NYE 2015 in Costa Rica
They say that the morning shows the day, and if you draw parallels, the things that happen in New Years’ Eve and January 1st are the things that are going to decide your fate for the entire year. Having that semi-superstitious thought-process drive the decision making for the NYE, we struggle every year to make any solid plans for the evening. Should we spend the evening drinking and splurging in lavish night clubs, or the evening be spent in the country-side watching stars glimmer, or even invite friends over and have quite a ball while watching the ‘ball’ drop at the stroke of midnight?
Well, even in a tight yet well planned schedule in Costa Rica, we failed to come to a decision about NYE until the time finally came to drop the mic. Costa Ricans typically spend NYE with their families and therefore most restaurants and pubs stay closed for the evening. The handful of bars serving mostly foreign tourists and some upscale young folk, require reservations and a hefty fee to get on their list (which requires advanced planning which we did not have, which meant we were out of options).

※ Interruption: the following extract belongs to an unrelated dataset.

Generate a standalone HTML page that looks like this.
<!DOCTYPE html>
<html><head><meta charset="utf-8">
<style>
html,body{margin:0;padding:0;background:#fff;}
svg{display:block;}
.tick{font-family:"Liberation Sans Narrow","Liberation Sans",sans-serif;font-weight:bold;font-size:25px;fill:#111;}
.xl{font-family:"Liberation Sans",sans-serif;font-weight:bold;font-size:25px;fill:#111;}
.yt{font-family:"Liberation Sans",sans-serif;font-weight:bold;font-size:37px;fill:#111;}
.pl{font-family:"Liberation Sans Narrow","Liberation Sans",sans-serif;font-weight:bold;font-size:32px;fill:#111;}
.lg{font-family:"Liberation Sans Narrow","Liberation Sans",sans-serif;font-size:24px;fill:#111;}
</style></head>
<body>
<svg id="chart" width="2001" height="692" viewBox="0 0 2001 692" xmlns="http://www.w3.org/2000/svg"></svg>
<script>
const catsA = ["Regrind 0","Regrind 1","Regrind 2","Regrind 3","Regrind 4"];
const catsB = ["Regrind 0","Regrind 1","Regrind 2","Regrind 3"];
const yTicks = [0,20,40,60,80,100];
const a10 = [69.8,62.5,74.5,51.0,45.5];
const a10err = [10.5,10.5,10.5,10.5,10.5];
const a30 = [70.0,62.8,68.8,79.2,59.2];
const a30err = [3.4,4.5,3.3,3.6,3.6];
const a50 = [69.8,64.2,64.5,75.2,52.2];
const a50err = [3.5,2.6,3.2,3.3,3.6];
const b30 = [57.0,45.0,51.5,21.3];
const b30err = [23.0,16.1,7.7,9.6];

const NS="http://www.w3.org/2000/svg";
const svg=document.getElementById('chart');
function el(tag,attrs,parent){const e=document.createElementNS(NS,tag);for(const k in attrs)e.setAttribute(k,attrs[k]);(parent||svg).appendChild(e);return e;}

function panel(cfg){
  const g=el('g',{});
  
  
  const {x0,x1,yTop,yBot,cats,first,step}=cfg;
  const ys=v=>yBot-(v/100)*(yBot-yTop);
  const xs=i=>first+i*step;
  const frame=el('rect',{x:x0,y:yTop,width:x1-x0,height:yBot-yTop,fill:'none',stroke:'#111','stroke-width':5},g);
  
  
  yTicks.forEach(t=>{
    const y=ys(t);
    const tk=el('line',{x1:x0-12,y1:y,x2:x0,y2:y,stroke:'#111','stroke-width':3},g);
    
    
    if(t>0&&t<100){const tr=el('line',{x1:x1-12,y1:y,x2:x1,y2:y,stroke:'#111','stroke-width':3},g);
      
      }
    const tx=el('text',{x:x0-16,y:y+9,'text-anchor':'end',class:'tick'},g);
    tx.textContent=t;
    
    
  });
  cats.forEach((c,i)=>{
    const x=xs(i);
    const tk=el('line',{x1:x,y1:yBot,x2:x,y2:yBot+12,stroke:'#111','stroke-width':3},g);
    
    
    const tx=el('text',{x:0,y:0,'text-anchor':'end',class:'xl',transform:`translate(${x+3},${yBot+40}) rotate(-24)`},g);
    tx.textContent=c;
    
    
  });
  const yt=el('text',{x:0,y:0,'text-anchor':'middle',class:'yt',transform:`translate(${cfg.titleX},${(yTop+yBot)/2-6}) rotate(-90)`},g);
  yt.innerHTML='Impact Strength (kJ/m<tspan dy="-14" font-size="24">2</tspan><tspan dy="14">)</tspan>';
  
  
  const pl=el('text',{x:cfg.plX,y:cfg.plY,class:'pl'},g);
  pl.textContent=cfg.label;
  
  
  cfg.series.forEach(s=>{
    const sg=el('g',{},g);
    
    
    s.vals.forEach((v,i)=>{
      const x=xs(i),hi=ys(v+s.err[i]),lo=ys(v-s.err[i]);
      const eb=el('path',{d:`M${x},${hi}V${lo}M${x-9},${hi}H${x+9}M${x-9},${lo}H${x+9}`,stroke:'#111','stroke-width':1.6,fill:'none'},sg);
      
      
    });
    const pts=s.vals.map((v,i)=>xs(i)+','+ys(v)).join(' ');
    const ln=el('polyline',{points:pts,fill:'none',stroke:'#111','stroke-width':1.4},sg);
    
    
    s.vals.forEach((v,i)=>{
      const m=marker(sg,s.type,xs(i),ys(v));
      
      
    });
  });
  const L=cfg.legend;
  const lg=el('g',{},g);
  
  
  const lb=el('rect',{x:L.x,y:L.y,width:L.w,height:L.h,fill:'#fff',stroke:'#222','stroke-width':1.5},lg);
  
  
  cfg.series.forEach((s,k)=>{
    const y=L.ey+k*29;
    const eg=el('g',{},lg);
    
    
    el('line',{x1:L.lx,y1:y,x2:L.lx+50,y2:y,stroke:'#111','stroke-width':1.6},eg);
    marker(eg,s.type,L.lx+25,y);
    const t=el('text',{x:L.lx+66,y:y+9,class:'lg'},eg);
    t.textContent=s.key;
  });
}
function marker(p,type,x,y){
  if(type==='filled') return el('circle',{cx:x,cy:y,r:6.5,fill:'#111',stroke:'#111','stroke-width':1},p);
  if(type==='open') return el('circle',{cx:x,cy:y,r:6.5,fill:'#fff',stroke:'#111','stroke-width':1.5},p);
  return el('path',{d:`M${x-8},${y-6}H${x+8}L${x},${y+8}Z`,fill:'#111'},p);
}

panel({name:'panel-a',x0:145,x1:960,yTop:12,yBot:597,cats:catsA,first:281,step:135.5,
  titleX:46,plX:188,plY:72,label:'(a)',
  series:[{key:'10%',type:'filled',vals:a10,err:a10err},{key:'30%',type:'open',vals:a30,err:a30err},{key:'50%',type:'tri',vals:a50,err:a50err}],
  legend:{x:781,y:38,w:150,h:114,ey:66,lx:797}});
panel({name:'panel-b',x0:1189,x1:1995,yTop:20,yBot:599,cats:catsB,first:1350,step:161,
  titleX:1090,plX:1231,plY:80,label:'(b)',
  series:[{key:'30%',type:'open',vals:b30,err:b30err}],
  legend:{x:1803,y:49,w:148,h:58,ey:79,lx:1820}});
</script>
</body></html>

Our hotel, Sheraton Escazu, were having a couple of events in the premises involving buffet dinners, traditional rituals, and some bar stuff. The party at the rooftop with an expansive view of the valley would have been a great option, but the price-point at $180 p.p. and our early morning agendas, hindered the needle to leaning that way. To be honest, the lounge setting upstairs with additional incentives for SPG Elites was alluring. But after a palatial dinner in a local Indian Restaurant (which was also a precious commodity in the country), we settled for something we had never done in a NYE.
It was T-1 hour. We grabbed a couple of wine bottles and glasses from the restaurant!
And the night got started by turning off the lights (wait this is all censored content) in the room and sitting by the 8th floor french windows looking over the central valley with the volcanic mountains in the far background. There were stars whose lights were gleaming off-focus and started getting blurry every minute. Was it the wine? Slumber?
No, we realized, it was the fireworks that got started by some rampant teenager at the upper valleys that broke the romance of stargazing. It was way before midnight and we were not even through the first bottle of the Chilean Malbec. We didn’t even have our thoughts and wishes ready for welcoming the new year yet. In the last two weeks, we went from expensive boutique hotels, five star dining, romantic spas to minimalistic eco-lodges, roadside sodas and rustic public transport. It takes a lifetime to cover this gamut. Let’s get the mind straightened coming out of the fond memories here, we told ourselves, and focus on what we want to achieve in 2016. More gym, less carb, longer focus, fewer smokes and other over-the-top wishes later, some bell tower nearby announced its first strike of the new year.
First there was just one palm exploding in the dark sky painting an effervescent palm tree. Then there were five. Then it was a hundred or more aerial fireworks bursting into spheres, colored sparks, shining trails, clusters, horsetails, all around the valley. Even the tiny villages up in the hills chimed in. We pointed each other to look at a multitude of directions lest they missed out on the best pyrotechniques on display.
Excited and overwhelmed each of us looked for a shooting-star far out in the sky above the ghostly mountains, to say the last minute wishes silently, probably wishing for a good health and prosperity in the entire year to come. The clock started moving slower as the fireworks tired, and the smoky haze rose up to fill the valley. Two hands clasped together in desperation to make the wish, and darkness slowly creeped back in. The empty wine bottle tumbled to ground. The silhouette of two figures casted a thin shadow on the floor-to-ceiling window. And they kissed! Welcome 2016.